The Chinese idea of sanitation is absolutely disgusting.
About two months ago, I realized this as I sat in a "restaurant" on a side street in the Chinese city of Harbin. Surrounding my "patio" table were three other outdoor tables, each with its own assortment of semi-eaten items scattered underneath. Based on this assortment, one could determine what previous customers had eaten merely minutes ago: perhaps clams stir-fried in a dark sauce (evidenced by mounds of shells under the table), perhaps beef chunks cooked shishkabob style (evidenced by chunks of half-chewed fat on the ground at spitting distance from a table).
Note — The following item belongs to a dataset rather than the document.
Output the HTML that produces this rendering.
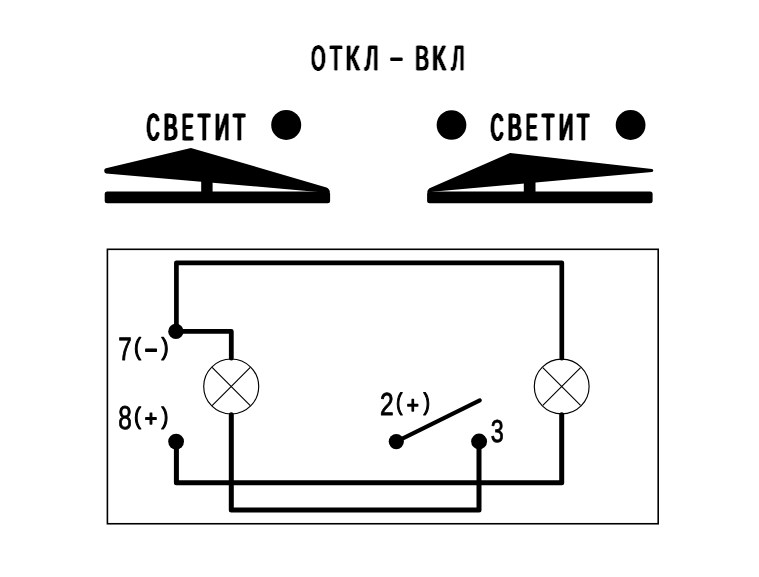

I should interrupt here to designate this example as an over-generalization; if one wants to eat at a clean, well-run establishment in China, such places exist. Among the cleanest places to eat are McDonald's and KFC. However, the particular restaurant I visited was more of a side-shack fast food joint--the equivalent of a hot dog vendor who might have some tables scattered around his/her cart. You would never see such a joint in Calgary--it would never receive a licence.
This said, I must add to my realization described above. Yes, certain Chinese individual's ideas of what is clean or dirty are very different from the standards we hold here. However, one realizes these ideas are culturally instilled; that is, what we regard as clean is something we, as a culture, have decided is clean. If everybody in Canada could experience some of the filthiest places in foreign countries, they would likely have more liberal ideas about what constitutes good sanitation practices. We are a small minority who practise such rigid sanitation standards--most of the world lives similarly to what I described. Our general level of health is probably quite better, but it's also easy to think we take things to another extreme.
At my serving job back home, it's odd how "used" food suddenly becomes the equivalent of trash, even if a customer took only a single bite. It's odd how a single hair pollutes an entire plate of freshly cooked food, whether or not that hair is the customer's own.
To Western eyes, Chinese sanitation lacks heavily on several fronts. However, to Chinese eyes, Western sanitation probably amounts to something bordering on the obsessive-compulsive, driven by cultural practices an ordinary Chinese person may or may not understand.